Old Navy has sparked a size/gender controversy with its jeans pricing. While the cheap-chic retailer typically sells a pair of its “big” men’s jeans for the same price as the standard-size pants, it charges considerably more for plus-size women’s jeans than it does for the same style of regular-size ones. For instance, here are some specific examples from the company’s website:
- Regular Men’s Premium Loose Fit Jeans $39.94
+ Big Men’s Premium Loose Fit Jeans $39.94
- Women’s Regular Rockstar Midrise Skinny Jeans $30.00
+ Women’s Plus-Size Rockstar Midrise Skinny Jeans $44.00
As you can see, that’s a 0% difference for larger men and a 46.7% difference for larger women. This significant discrepancy has not gone unnoticed by consumers. Many have criticized Old Navy’s pricing practices, including over 95,000 who have signed a Change.org petition. Although the petition claims victory, at the time of this post the retailers’ web pricing remains imbalanced, as reflected in the example above.

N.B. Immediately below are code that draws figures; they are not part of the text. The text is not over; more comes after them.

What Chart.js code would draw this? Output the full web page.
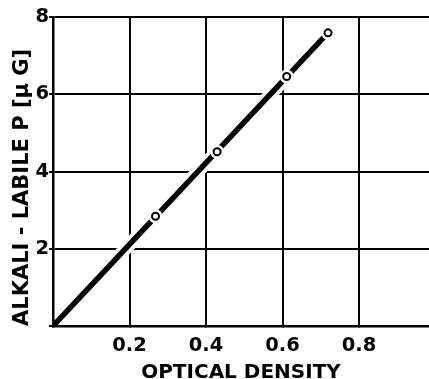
<!DOCTYPE html>
<html>
<head>
<meta charset="utf-8">
<script src="https://cdn.jsdelivr.net/npm/chart.js@4.4.1/dist/chart.umd.min.js"></script>
<style>
  html, body { margin: 0; padding: 0; background: #fff; }
  #wrap { width: 429px; height: 379px; position: relative; }
</style>
</head>
<body>
<div id="wrap"><canvas id="c"></canvas></div>
<script>
// Data
const densityX = [0.268, 0.429, 0.611, 0.719];
const phosphorusY = [2.84, 4.51, 6.46, 7.59];
// Calibration line (fitted, through origin)
const lineX = [0, 0.72];
const lineY = [0, 7.6];
// White halo under the line (keeps clear of the axes at the origin)
const haloX = [0.04, 0.72];
const haloY = [0.42, 7.6];
// Axis ticks
const xTicks = [0.2, 0.4, 0.6, 0.8];
const yTicks = [2, 4, 6, 8];
const xTitle = 'OPTICAL DENSITY';
const yTitle = 'ALKALI - LABILE P [μ G]';

const pts = (xs, ys) => xs.map((x, i) => ({ x: x, y: ys[i] }));
const FONT = '"DejaVu Sans", sans-serif';

const ch = new Chart(document.getElementById('c'), {
  type: 'scatter',
  data: {
    datasets: [
      { data: pts(haloX, haloY), showLine: true, borderColor: '#fff', borderWidth: 13,
        borderCapStyle: 'butt', pointRadius: 0, order: 4 },
      { data: pts(lineX, lineY), showLine: true, borderColor: '#000', borderWidth: 5.5,
        borderCapStyle: 'butt', pointRadius: 0, order: 3 },
      { data: pts(densityX, phosphorusY), showLine: false, pointRadius: 7,
        pointBackgroundColor: '#fff', pointBorderWidth: 0, pointBorderColor: '#fff', order: 2 },
      { data: pts(densityX, phosphorusY), showLine: false, pointRadius: 3.5,
        pointBackgroundColor: '#fff', pointBorderWidth: 2, pointBorderColor: '#000', order: 1 }
    ]
  },
  options: {
    responsive: true,
    maintainAspectRatio: false,
    animation: false,
    events: [],
    layout: { autoPadding: false, padding: { top: 17, right: 0, left: 0, bottom: 0 } },
    plugins: { legend: { display: false }, tooltip: { enabled: false } },
    scales: {
      x: {
        type: 'linear', min: 0, max: 0.983,
        afterFit: s => { s.height = 53; },
        border: { display: true, color: '#000', width: 2.5 },
        grid: { color: '#000', lineWidth: 2, drawTicks: true, tickLength: 0 },
        ticks: {
          stepSize: 0.2, includeBounds: false, autoSkip: false, maxRotation: 0,
          color: '#000', padding: 8,
          font: { family: FONT, size: 19.5, weight: 'bold' },
          callback: v => xTicks.some(t => Math.abs(t - v) < 1e-6) ? v.toFixed(1) : ''
        },
        title: { display: true, text: xTitle, color: '#000',
          font: { family: FONT, size: 20, weight: 'bold', lineHeight: 1 },
          padding: { top: 0, bottom: -4 } }
      },
      y: {
        type: 'linear', min: 0, max: 8,
        afterFit: s => { s.width = 53; },
        border: { display: true, color: '#000', width: 2.5 },
        grid: { color: '#000', lineWidth: 2, drawTicks: true, tickLength: 4 },
        ticks: {
          stepSize: 2, autoSkip: false, color: '#000', padding: 0,
          font: { family: FONT, size: 19.5, weight: 'bold' },
          callback: v => yTicks.includes(v) ? String(v) : ''
        },
        title: { display: true, text: yTitle, color: '#000', align: 'start',
          font: { family: FONT, size: 21, weight: 'bold', lineHeight: 1 },
          padding: { top: 12, bottom: 0 } }
      }
    }
  }
});
</script>
</body>
</html>
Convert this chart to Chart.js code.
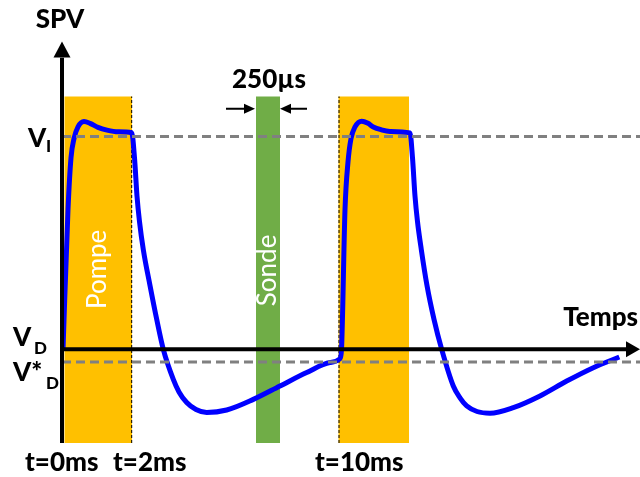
<!DOCTYPE html>
<html>
<head>
<meta charset="utf-8">
<script src="https://cdn.jsdelivr.net/npm/chart.js@4.4.1/dist/chart.umd.min.js"></script>
<style>
  html, body { margin: 0; padding: 0; background: #fff; }
  #wrap { width: 640px; height: 477px; position: relative; }
</style>
</head>
<body>
<div id="wrap"><canvas id="spv"></canvas></div>
<script>
// schematic time axis (arbitrary units) and SPV in units of V_I (V_D = 0)
const curveX = [0, 5, 8, 11, 15, 21, 27, 35, 44, 55, 68.7, 71.5, 74, 76.5, 80.3, 87, 93.7, 100.3, 110.3, 116, 123.7, 133, 143.7, 163.7, 190.3, 217, 243.7, 267, 277,
  278.5, 282, 285, 288, 292, 298.7, 305, 310.3, 318, 327, 347, 349.5, 352, 354.5, 358.3, 364, 371, 378.7, 390.3, 397, 403.7, 414, 427, 450.3, 477, 503.7, 530.3, 556.3];
const curveY = [0, 0.657, 0.9, 0.99, 1.045, 1.07, 1.062, 1.043, 1.03, 1.022, 1.018, 0.9, 0.72, 0.6, 0.469, 0.3, 0.141, 0, -0.141, -0.2, -0.25, -0.283, -0.297, -0.285, -0.235, -0.172, -0.109, -0.062, -0.044,
  0, 0.657, 0.88, 0.99, 1.045, 1.072, 1.062, 1.045, 1.032, 1.024, 1.017, 0.9, 0.72, 0.6, 0.469, 0.3, 0.141, 0, -0.172, -0.228, -0.266, -0.292, -0.3, -0.274, -0.219, -0.149, -0.086, -0.036];

const pumpWindows = [[1.3, 69], [275.3, 346]];
const probeWindow = [193, 217];
const windowTop = 1.188;
const pulseEdges = [68.7, 276];

const levelVI = 1;
const levelVDstar = -0.06;

const timeLabels = ["t=0ms", "t=2ms", "t=10ms"];
const timeLabelX = [-38, 50, 252];

const X_MIN = 0, X_MAX = 575;
const Y_MIN = -0.44, Y_MAX = 1.43;

const FONT = "Lato, 'Open Sans', sans-serif";

function rect(x0, x1, color) {
  return {
    data: [{ x: x0, y: windowTop }, { x: x1, y: windowTop }],
    borderWidth: 0, pointRadius: 0, backgroundColor: color,
    fill: "start", order: 5
  };
}

const datasets = [
  {
    label: "SPV",
    data: curveX.map((x, i) => ({ x, y: curveY[i] })),
    borderColor: "#0000ff", borderWidth: 5, pointRadius: 0,
    cubicInterpolationMode: "monotone", fill: false, order: 2, clip: false
  },
  {
    data: [{ x: -1, y: levelVI }, { x: 577, y: levelVI }],
    borderColor: "#808080", borderWidth: 3, borderDash: [9, 5], pointRadius: 0,
    fill: false, order: 1, clip: false
  },
  {
    data: [{ x: -1, y: levelVDstar }, { x: 577, y: levelVDstar }],
    borderColor: "#808080", borderWidth: 3, borderDash: [9, 5], pointRadius: 0,
    fill: false, order: 1, clip: false
  },
  ...pulseEdges.map(x => ({
    data: [{ x, y: Y_MIN }, { x, y: windowTop }],
    borderColor: "#000", borderWidth: 1, borderDash: [3, 2], pointRadius: 0,
    fill: false, order: 3
  })),
  ...pumpWindows.map(w => rect(w[0], w[1], "#ffc000")),
  rect(probeWindow[0], probeWindow[1], "#70ad47")
];

function arrowHead(ctx, tipX, tipY, dx, dy, len, half) {
  // dx,dy: unit direction the arrow points to
  const bx = tipX - dx * len, by = tipY - dy * len;
  ctx.beginPath();
  ctx.moveTo(tipX, tipY);
  ctx.lineTo(bx - dy * half, by + dx * half);
  ctx.lineTo(bx + dy * half, by - dx * half);
  ctx.closePath();
  ctx.fill();
}

const decor = {
  id: "decor",
  afterDatasetsDraw(chart) {
    const { ctx, scales: { x, y } } = chart;
    const px = v => x.getPixelForValue(v);
    const py = v => y.getPixelForValue(v);
    ctx.save();
    ctx.fillStyle = "#000";
    ctx.strokeStyle = "#000";

    // axes with arrows
    const ax = px(-1), ay = py(0);
    ctx.lineWidth = 4;
    ctx.beginPath();
    ctx.moveTo(ax, y.bottom);
    ctx.lineTo(ax, py(1.37));
    ctx.moveTo(ax - 2, ay);
    ctx.lineTo(px(564), ay);
    ctx.stroke();
    arrowHead(ctx, ax, py(1.446), 0, -1, 16, 8.5);
    arrowHead(ctx, px(577), ay, 1, 0, 14, 8);

    // 250µs width arrows
    const ar = py(1.131);
    ctx.lineWidth = 2;
    ctx.beginPath();
    ctx.moveTo(px(163), ar); ctx.lineTo(px(183), ar);
    ctx.moveTo(px(244), ar); ctx.lineTo(px(227), ar);
    ctx.stroke();
    arrowHead(ctx, px(192), ar, 1, 0, 11, 5);
    arrowHead(ctx, px(217), ar, -1, 0, 11, 5);

    // labels
    ctx.textBaseline = "alphabetic";
    ctx.font = "900 26px " + FONT;
    ctx.textAlign = "center";
    ctx.fillText("SPV", px(-3), py(1.512));
    ctx.fillText("250µs", px(206), py(1.23));
    ctx.textAlign = "right";
    ctx.fillText("Temps", px(575), py(0.108));
    ctx.textAlign = "left";
    timeLabels.forEach((t, i) => ctx.fillText(t, px(timeLabelX[i]), py(-0.573)));

    ctx.fillText("V", px(-35), py(0.953));
    ctx.fillText("V", px(-50), py(0.014));
    ctx.fillText("V*", px(-50), py(-0.15));
    ctx.font = "900 17px " + FONT;
    ctx.fillText("I", px(-17), py(0.925));
    ctx.fillText("D", px(-29), py(-0.023));
    ctx.fillText("D", px(-17), py(-0.188));

    // rotated window names
    ctx.fillStyle = "#fff";
    ctx.font = "26px " + FONT;
    ctx.textAlign = "center";
    ctx.textBaseline = "middle";
    [["Pompe", 35, 0.376], ["Sonde", 205, 0.371]].forEach(([t, vx, vy]) => {
      ctx.save();
      ctx.translate(px(vx), py(vy));
      ctx.rotate(-Math.PI / 2);
      ctx.fillText(t, 0, 0);
      ctx.restore();
    });
    ctx.restore();
  }
};

new Chart(document.getElementById("spv"), {
  type: "line",
  data: { datasets },
  options: {
    responsive: true,
    maintainAspectRatio: false,
    animation: false,
    layout: { padding: { left: 63, right: 2, top: 45, bottom: 34 } },
    plugins: { legend: { display: false }, tooltip: { enabled: false } },
    scales: {
      x: { type: "linear", min: X_MIN, max: X_MAX, display: false },
      y: { type: "linear", min: Y_MIN, max: Y_MAX, display: false }
    }
  },
  plugins: [decor]
});
</script>
</body>
</html>
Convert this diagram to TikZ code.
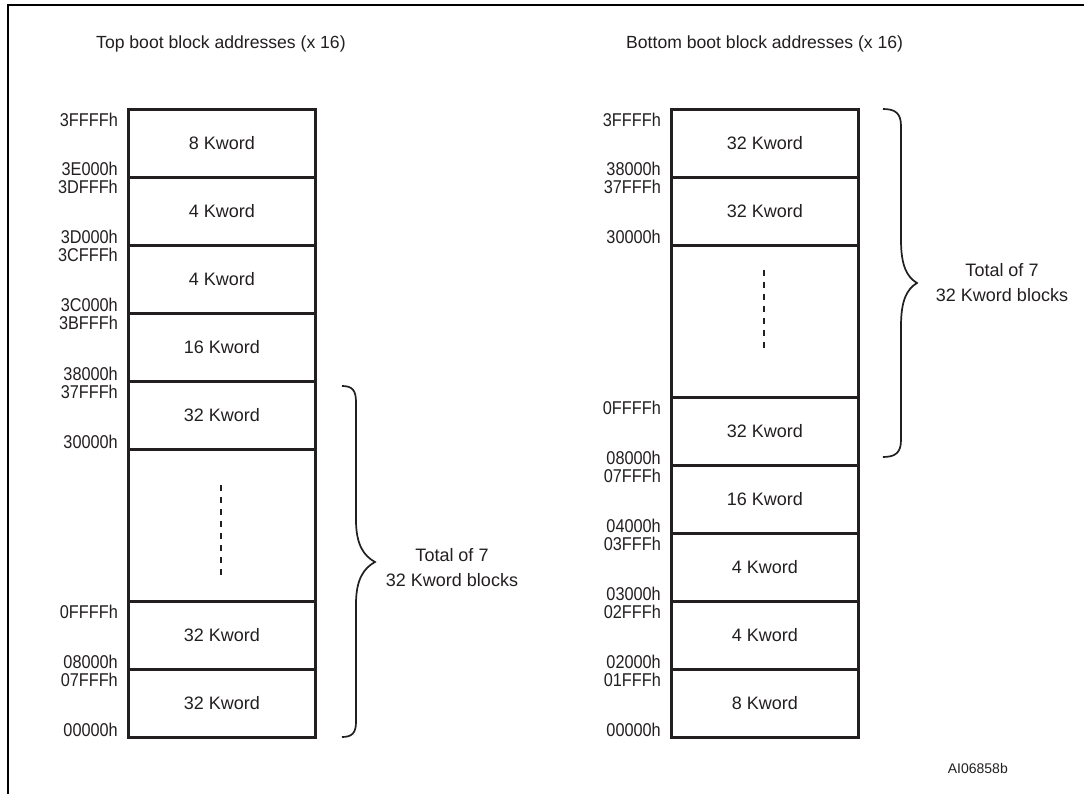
\documentclass[tikz,border=0pt]{standalone}
\usepackage{fontspec}
\setmainfont{Liberation Sans}
\newfontfamily\addrfont[FakeStretch=0.88]{Liberation Sans}
\definecolor{ink}{HTML}{231F20}
\begin{document}
\begin{tikzpicture}[x=1pt,y=-1pt,
  txt/.style={font=\fontsize{18}{25}\selectfont, text=ink, inner sep=0pt},
  blk/.style={draw=ink, line width=2.6pt, minimum width=187pt, minimum height=68pt, inner sep=0pt, anchor=north west, txt},
  big/.style={blk, minimum height=152pt},
  addr/.style={txt, font=\addrfont\fontsize{18.5}{20}\selectfont, anchor=base east},
  brace/.style={draw=ink, line width=1.7pt},
  dots/.style={draw=ink, line width=2.2pt, dash pattern=on 6pt off 6pt}]
\useasboundingbox (0,0) rectangle (1084,794);
\fill[white] (0,0) rectangle (1084,794);
% frame
\draw[line width=2.4pt, black] (8,794) -- (8,5) -- (1084,5);
% titles
\node[txt, anchor=base west, font=\fontsize{17.6}{20}\selectfont] (tl) at (96,49) {Top boot block addresses (x 16)};
\node[txt, anchor=base west, font=\fontsize{17.6}{20}\selectfont] (tr) at (626,49) {Bottom boot block addresses (x 16)};
% left column
\node[blk] (L1) at (127,108) {8 Kword};
\node[blk] (L2) at (127,176) {4 Kword};
\node[blk] (L3) at (127,244) {4 Kword};
\node[blk] (L4) at (127,312) {16 Kword};
\node[blk] (L5) at (127,380) {32 Kword};
\node[big] (LD) at (127,448) {};
\node[blk] (L7) at (127,600) {32 Kword};
\node[blk] (L8) at (127,668) {32 Kword};
\draw[dots] (221,485) -- (221,577);
% left addresses
\node[addr] (la1) at (118,127) {3FFFFh};
\node[addr] (la2) at (118,176) {3E000h};
\node[addr] (la3) at (118,194) {3DFFFh};
\node[addr] (la4) at (118,244) {3D000h};
\node[addr] (la5) at (118,262) {3CFFFh};
\node[addr] (la6) at (118,312) {3C000h};
\node[addr] (la7) at (118,330) {3BFFFh};
\node[addr] (la8) at (118,380) {38000h};
\node[addr] (la9) at (118,398) {37FFFh};
\node[addr] (la10) at (118,448) {30000h};
\node[addr] (la11) at (118,618) {0FFFFh};
\node[addr] (la12) at (118,668) {08000h};
\node[addr] (la13) at (118,686) {07FFFh};
\node[addr] (la14) at (118,736) {00000h};
% left brace
\draw[brace] (342,386) .. controls (352,386) and (356,390) .. (356,402)
  -- (356,520) .. controls (356,545) and (364,556) .. (375,562)
  .. controls (364,568) and (356,579) .. (356,604)
  -- (356,722) .. controls (356,733) and (352,737) .. (342,737);
\node[txt, align=center] (lt) at (452,568) {Total of 7\\32 Kword blocks};
% right column
\node[blk] (R1) at (670,108) {32 Kword};
\node[blk] (R2) at (670,176) {32 Kword};
\node[big] (RD) at (670,244) {};
\node[blk] (R4) at (670,396) {32 Kword};
\node[blk] (R5) at (670,464) {16 Kword};
\node[blk] (R6) at (670,532) {4 Kword};
\node[blk] (R7) at (670,600) {4 Kword};
\node[blk] (R8) at (670,668) {8 Kword};
\draw[dots] (764,270) -- (764,350);
% right addresses
\node[addr] (ra1) at (661,127) {3FFFFh};
\node[addr] (ra2) at (661,176) {38000h};
\node[addr] (ra3) at (661,194) {37FFFh};
\node[addr] (ra4) at (661,244) {30000h};
\node[addr] (ra5) at (661,414) {0FFFFh};
\node[addr] (ra6) at (661,464) {08000h};
\node[addr] (ra7) at (661,482) {07FFFh};
\node[addr] (ra8) at (661,532) {04000h};
\node[addr] (ra9) at (661,550) {03FFFh};
\node[addr] (ra10) at (661,600) {03000h};
\node[addr] (ra11) at (661,618) {02FFFh};
\node[addr] (ra12) at (661,668) {02000h};
\node[addr] (ra13) at (661,686) {01FFFh};
\node[addr] (ra14) at (661,736) {00000h};
% right brace
\draw[brace] (883,109) .. controls (895,109) and (901,113) .. (901,126)
  -- (901,240) .. controls (901,266) and (907,277) .. (917,283)
  .. controls (907,289) and (901,300) .. (901,326)
  -- (901,440) .. controls (901,453) and (895,457) .. (883,457);
\node[txt, align=center] (rt) at (1002,283) {Total of 7\\32 Kword blocks};
% figure id
\node[txt, font=\fontsize{14}{16}\selectfont, anchor=base east] (id) at (1008,773) {AI06858b};
\end{tikzpicture}
\end{document}
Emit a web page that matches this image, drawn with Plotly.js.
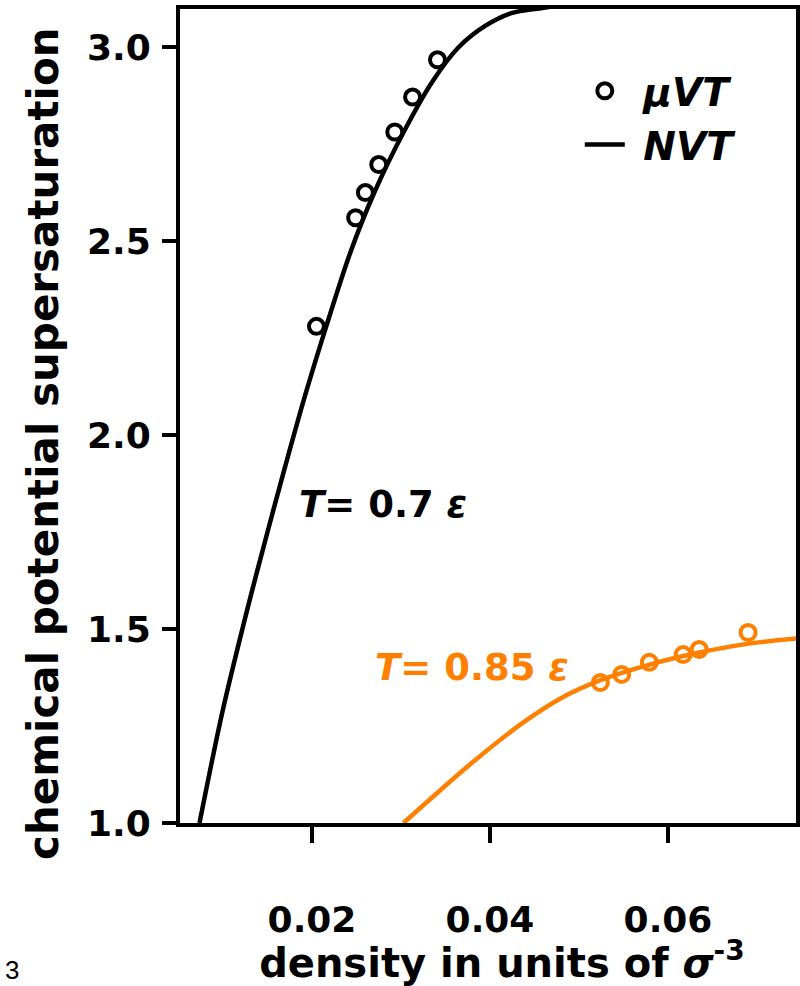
<!DOCTYPE html>
<html>
<head>
<meta charset="utf-8">
<script src="https://cdn.plot.ly/plotly-3.0.1.min.js"></script>
<style>html,body{margin:0;padding:0;background:#fff;}#chart{width:800px;height:986px;}</style>
</head>
<body>
<div id="chart"></div>
<script>
// ---- data ----
// T = 0.7 eps : grand-canonical (muVT) simulation points
const muvtLowX = [0.0205, 0.0249, 0.0260, 0.0275, 0.0293, 0.0313, 0.0341];
const muvtLowY = [2.280, 2.560, 2.625, 2.697, 2.781, 2.871, 2.967];
// T = 0.7 eps : canonical (NVT) curve
const nvtLowX = [0.00736, 0.0099, 0.0129, 0.0150, 0.0165, 0.0192, 0.0216, 0.0243, 0.0270, 0.0303, 0.0335, 0.0365, 0.0395, 0.0425, 0.0457, 0.0500];
const nvtLowY = [1.000, 1.283, 1.566, 1.750, 1.878, 2.100, 2.280, 2.470, 2.625, 2.781, 2.910, 3.000, 3.055, 3.088, 3.100, 3.115];
// T = 0.85 eps : muVT points
const muvtHighX = [0.0524, 0.0548, 0.0579, 0.0617, 0.0635, 0.0690];
const muvtHighY = [1.362, 1.383, 1.414, 1.434, 1.447, 1.491];
// T = 0.85 eps : NVT curve
const nvtHighX = [0.03028, 0.03365, 0.03781, 0.04343, 0.04792, 0.05242, 0.05803, 0.06365, 0.06927, 0.07466];
const nvtHighY = [1.000, 1.069, 1.152, 1.254, 1.321, 1.368, 1.409, 1.440, 1.463, 1.476];

const xTicks = [0.02, 0.04, 0.06];
const xTickText = ['0.02', '0.04', '0.06'];
const yTicks = [1.0, 1.5, 2.0, 2.5, 3.0];
const yTickText = ['1.0', '1.5', '2.0', '2.5', '3.0'];

const xTitle = 'density in units of <i>σ</i><sup>-3</sup>';
const yTitle = 'chemical potential supersaturation';

const BLACK = '#000000';
const ORANGE = '#ff8000';
const NB = '\u00A0';
const ZW = '\u200B';

const traces = [
  {x: nvtLowX, y: nvtLowY, type: 'scatter', mode: 'lines', name: NB + 'NVT',
   line: {color: BLACK, width: 4.5, shape: 'spline', smoothing: 0.8}, legendrank: 2},
  {x: muvtLowX, y: muvtLowY, type: 'scatter', mode: 'markers', name: NB + 'μVT',
   marker: {symbol: 'circle-open', size: 15, color: BLACK, line: {width: 4, color: BLACK}}, legendrank: 1},
  {x: nvtHighX, y: nvtHighY, type: 'scatter', mode: 'lines', showlegend: false,
   line: {color: ORANGE, width: 4.5, shape: 'spline', smoothing: 0.8}},
  {x: muvtHighX, y: muvtHighY, type: 'scatter', mode: 'markers', showlegend: false,
   marker: {symbol: 'circle-open', size: 15, color: ORANGE, line: {width: 4, color: ORANGE}}}
];

const tickFont = {family: 'DejaVu Sans', size: 36, color: BLACK, weight: 'bold'};

const layout = {
  width: 800, height: 986,
  margin: {l: 180, r: 4, t: 9, b: 163, pad: 0},
  paper_bgcolor: '#ffffff', plot_bgcolor: '#ffffff',
  showlegend: true,
  legend: {x: 0.649, y: 0.9386, xanchor: 'left', yanchor: 'top', bgcolor: 'rgba(0,0,0,0)',
           font: {family: 'DejaVu Sans', size: 39, color: BLACK, weight: 'bold', style: 'italic'},
           traceorder: 'normal', itemwidth: 40},
  xaxis: {
    range: [0.005169, 0.074382], tickvals: xTicks, ticktext: xTickText,
    showgrid: false, zeroline: false, showline: true, linecolor: BLACK, linewidth: 4,
    mirror: true, ticks: 'outside', ticklen: 16, tickwidth: 4, tickcolor: BLACK,
    tickfont: tickFont, ticklabelstandoff: 46,
    title: {text: ZW + NB + NB + xTitle, standoff: 8,
            font: {family: 'DejaVu Sans', size: 40, color: BLACK, weight: 'bold'}}
  },
  yaxis: {
    range: [1.0, 3.098], tickvals: yTicks, ticktext: yTickText,
    showgrid: false, zeroline: false, showline: true, linecolor: BLACK, linewidth: 4,
    mirror: true, ticks: 'outside', ticklen: 14, tickwidth: 4, tickcolor: BLACK,
    tickfont: tickFont, ticklabelstandoff: 4
  },
  annotations: [
    {x: -0.2224, y: 0.4656, xref: 'paper', yref: 'paper', xanchor: 'center', yanchor: 'middle',
     textangle: -90, showarrow: false, text: yTitle,
     font: {family: 'DejaVu Sans', size: 42, color: BLACK, weight: 'bold'}},
    {x: 0.02798, y: 1.82, xref: 'x', yref: 'y', showarrow: false,
     text: '<i>T</i>= 0.7 <i>ε</i>',
     font: {family: 'DejaVu Sans', size: 37, color: BLACK, weight: 'bold'}},
    {x: 0.03798, y: 1.402, xref: 'x', yref: 'y', showarrow: false,
     text: '<i>T</i>= 0.85 <i>ε</i>',
     font: {family: 'DejaVu Sans', size: 37, color: ORANGE, weight: 'bold'}},
    {x: -0.2873, y: -0.18, xref: 'paper', yref: 'paper', xanchor: 'left', yanchor: 'middle', showarrow: false,
     text: '3', font: {family: 'Liberation Sans', size: 26, color: BLACK}}
  ]
};

Plotly.newPlot('chart', traces, layout, {staticPlot: true, displayModeBar: false});
</script>
</body>
</html>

An Old Navy representative has responded to consumers’ discontent saying that its women’s plus-sized clothing contains special curve enhancing features not typically found in men’s garments. As a result, the design and manufacture of larger women’s clothing necessitates higher costs that must be covered by higher prices.
That explanation does have merit—special features and designs certainly can increase product costs. What’s hard to reconcile, however, is the magnitude of the price difference. Give that they’re jeans, not smartphones, what product enhancements could account for a difference of nearly 50%? By comparison, Macy’s sells its line of women’s Levi’s 512 jeans at a list price of $54 for regular sizes and $58 for plus sizes—a difference of just 7.4%.
It also may be worth noting that Athletica, which like Old Navy is also owed by the Gap, Inc., sells its plus-size pants for the same price as its regular size pants. Of course, Athletica’s active wear is different than jeans. Still, one would think that there would be some price difference between the women’s regular and plus sizes given the large variation in Old Navy’s prices.
Short of a production audit, it’s hard to categorically condemn Old Navy’s jeans-pricing-policies: we just don’t know the products’ actual cost structure. What can be chastised, however, is the firm’s tactical inconsistency—pricing that is out-of-step with that of its men’s lines, its competitors’ products, and its sister company’s apparel.
If nothing more, this pricing inconsistency gives Old Navy the appearance of impropriety on an issue of great social concern—women’s body image. As a result of missing the mark both in terms of marketing efficacy and values encouragement, Old Navy’s plus-size pricing can be deemed Mindless Marketing.